Est-il possible d’écouter 16 Lovers Lane sans attraper un coup de soleil et un coup de foudre au passage ? Et Animal Collective affublé d’un costume trois pièce, est-ce encore Animal Collective ?
Climats met en avant disques et livres selon les aléas de la météo.
Lumière première
Quel disque parcourir pour boucler une année ? Il y a ceux qui s’invitent – je me souviens d’une maladie de saison qui m’avait empêché de fêter le nouvel an. Alité, déprimé et seul, j’écoutais en boucle le Loveless de My Bloody Valentine entre deux vomissements. La fièvre et les effets de guitare du groupe sont toujours liés dans ma mémoire et je reçois ce disque comme une maladie d’amour. Et puis il y a les disques rituels, les rites de passages où l’on mixe nos propres espérances avec ce que la vie nous apporte. Ces habitudes musicales proches de la pensée magique sont nécessaires. Elles nous font éprouver le passage du temps. Il y a un groupe et un disque qui me reviennent sans cesse les dernières heures de l’année. The Go-Betweens et 16 Lovers Lane s’accrochent au fil des jours avec un naturel confondant. Après tout, il n’y a pas plus beau disque pour raconter le retour de la lumière, les fragments de nuit, le désir et la mélancolie. Un bouquet d’émotions qui restitue parfaitement l’année écoulée, à chaque fois. À l’époque, le groupe avait pensé cet album comme un chemin du retour, celui menant vers l’Australie en l’occurrence.
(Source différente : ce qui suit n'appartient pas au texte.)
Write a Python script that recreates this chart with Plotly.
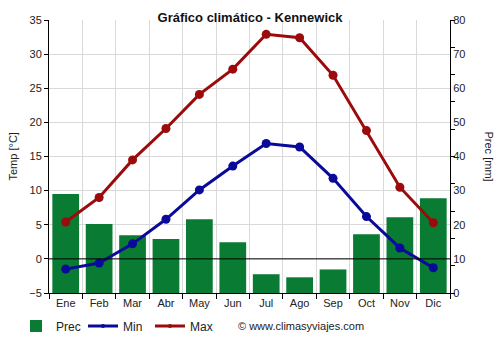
import plotly.graph_objects as go

# Monthly climate data for Kennewick
months = ["Ene", "Feb", "Mar", "Abr", "May", "Jun", "Jul", "Ago", "Sep", "Oct", "Nov", "Dic"]
prec = [29.0, 20.2, 16.9, 15.8, 21.6, 14.9, 5.5, 4.6, 6.9, 17.2, 22.2, 27.8]   # mm
tmin = [-1.5, -0.6, 2.2, 5.8, 10.1, 13.6, 16.9, 16.4, 11.8, 6.2, 1.6, -1.3]   # °C
tmax = [5.4, 9.0, 14.5, 19.1, 24.1, 27.8, 32.9, 32.4, 26.9, 18.8, 10.5, 5.3]  # °C

GREEN = "#097b32"
BLUE = "#0a0a9a"
RED = "#9b0b0b"
GRID = "#d9d9d9"
FONT = "Liberation Sans, Arial, sans-serif"

W, H = 500, 350
L, R, T, B = 49, 50, 20, 57
PW, PH = W - L - R, H - T - B


def px_x(x):
    """pixel column -> paper x"""
    return (x - L) / PW


def px_y(y):
    """pixel row -> paper y"""
    return (H - B - y) / PH


fig = go.Figure()

fig.add_trace(go.Bar(
    x=months, y=prec, name="Prec", yaxis="y",
    marker=dict(color=GREEN, line=dict(width=0)),
    hoverinfo="skip",
))
fig.add_trace(go.Scatter(
    x=months, y=tmin, name="Min", yaxis="y2", mode="lines+markers",
    line=dict(color=BLUE, width=3), marker=dict(color=BLUE, size=9),
    showlegend=False,
))
fig.add_trace(go.Scatter(
    x=months, y=tmax, name="Max", yaxis="y2", mode="lines+markers",
    line=dict(color=RED, width=3), marker=dict(color=RED, size=9),
    showlegend=False,
))
# legend entries with a smaller marker symbol
for name, col in (("Min", BLUE), ("Max", RED)):
    fig.add_trace(go.Scatter(
        x=[None], y=[None], name=name, yaxis="y2", mode="lines+markers",
        line=dict(color=col, width=3), marker=dict(color=col, size=4),
        hoverinfo="skip",
    ))
# empty trace so the secondary tick axis gets drawn
fig.add_trace(go.Scatter(x=[], y=[], yaxis="y3", showlegend=False, hoverinfo="skip"))

fig.update_layout(
    width=W, height=H,
    margin=dict(l=L, r=R, t=T, b=B, autoexpand=False),
    paper_bgcolor="white", plot_bgcolor="white",
    font=dict(family=FONT, size=11, color="#222"),
    bargap=0.2,
    title=dict(
        text="<b>Gráfico climático - Kennewick</b>",
        x=0.5, xref="container", xanchor="center",
        y=1 - 17 / H, yref="container", yanchor="middle",
        font=dict(size=13, color="#111"),
    ),
    xaxis=dict(
        type="category", tickson="boundaries", range=[-0.5, 11.5],
        showgrid=True, gridcolor=GRID, gridwidth=1,
        ticks="outside", ticklen=5, tickcolor="black",
        showline=True, linecolor="black", linewidth=1,
        tickfont=dict(size=11), fixedrange=True,
    ),
    yaxis=dict(
        side="right", range=[0, 80], dtick=10,
        showgrid=True, gridcolor=GRID, gridwidth=1,
        ticks="", showline=True, linecolor="black", linewidth=1,
        zeroline=False, tickfont=dict(size=11),
    ),
    yaxis2=dict(
        overlaying="y", side="left", range=[-5, 35], dtick=5,
        showgrid=False, zeroline=False,
        ticks="outside", ticklen=4, tickcolor="black",
        showline=True, linecolor="black", linewidth=1,
        tickfont=dict(size=11),
    ),
    yaxis3=dict(
        overlaying="y", side="right", range=[0, 80], dtick=8,
        showgrid=False, zeroline=False, showline=False,
        ticks="outside", ticklen=4, tickcolor="black",
        showticklabels=False,
    ),
    legend=dict(
        orientation="h",
        xref="container", x=0.032, xanchor="left",
        yref="container", y=1 - 326 / H, yanchor="middle",
        font=dict(size=12, color="#222"),
        itemwidth=30, tracegroupgap=0,
        entrywidth=22, entrywidthmode="pixels",
        bgcolor="rgba(0,0,0,0)",
    ),
    shapes=[dict(
        type="line", xref="x domain", x0=0, x1=1,
        yref="y2", y0=0, y1=0,
        line=dict(color="black", width=1), layer="above",
    )],
    annotations=[
        dict(text="Temp [°C]", textangle=-90, showarrow=False,
             xref="paper", x=px_x(12), xanchor="center",
             yref="paper", y=0.5, yanchor="middle",
             font=dict(size=11, color="#222")),
        dict(text="Prec [mm]", textangle=90, showarrow=False,
             xref="paper", x=px_x(489), xanchor="center",
             yref="paper", y=0.5, yanchor="middle",
             font=dict(size=11, color="#222")),
        dict(text="© www.climasyviajes.com", showarrow=False,
             xref="paper", x=px_x(236), xanchor="left",
             yref="paper", y=px_y(326), yanchor="middle",
             font=dict(size=11, color="#222")),
    ],
)

fig.write_html("out.html")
Mais il faut imaginer ces revenants : de jeunes personnes confondues dans des passions amoureuses ou des ruptures, essayant de reconnaitre des lieux familiers mais qui, au final, ne reconnaissent que la lumière. C’est un point de départ cette réception de la lumière, c’est une vie nouvelle qui me fascine à chaque écoute.
Fleur de l’année
C’est une attente. Celle d’un épanouissement. Parfois, on ne veut pas patienter et notre vie ressemble péniblement à la vidéo de l’éclosion d’une fleur, vue en accéléré. Hypericon, fleur aux mille vertus, botanique de l’inattendu. Manuele Fior signe une bande dessinée remarquable, où il est question des milles saveurs du désir et de sa nature insaisissable. Teresa est une jeune femme qui mesure tout, note tout et prévoit l’ensemble de sa vie. Son monde agencé va pourtant trouver son point de rupture avec une rencontre inattendue. Ruben incarne bien là, cette part sauvage et parfois inacceptable qui sommeille en nous. Sensuel voire érotique, ce roman graphique mêle les époques – une histoire de la vallée des rois venant se malaxer à la folie berlinoise de la fin du XXe siècle. Manuele Fior ne choisit pas et privilégie l’ambivalence. L’ambivalence demeure le moteur narratif premier. On suit Teresa dans la découverte d’elle-même… On l’aperçoit arpenter ce territoire qui nous est longtemps inconnu : notre propre intimité. C’est une attente donc, celle de se révéler à soi-même.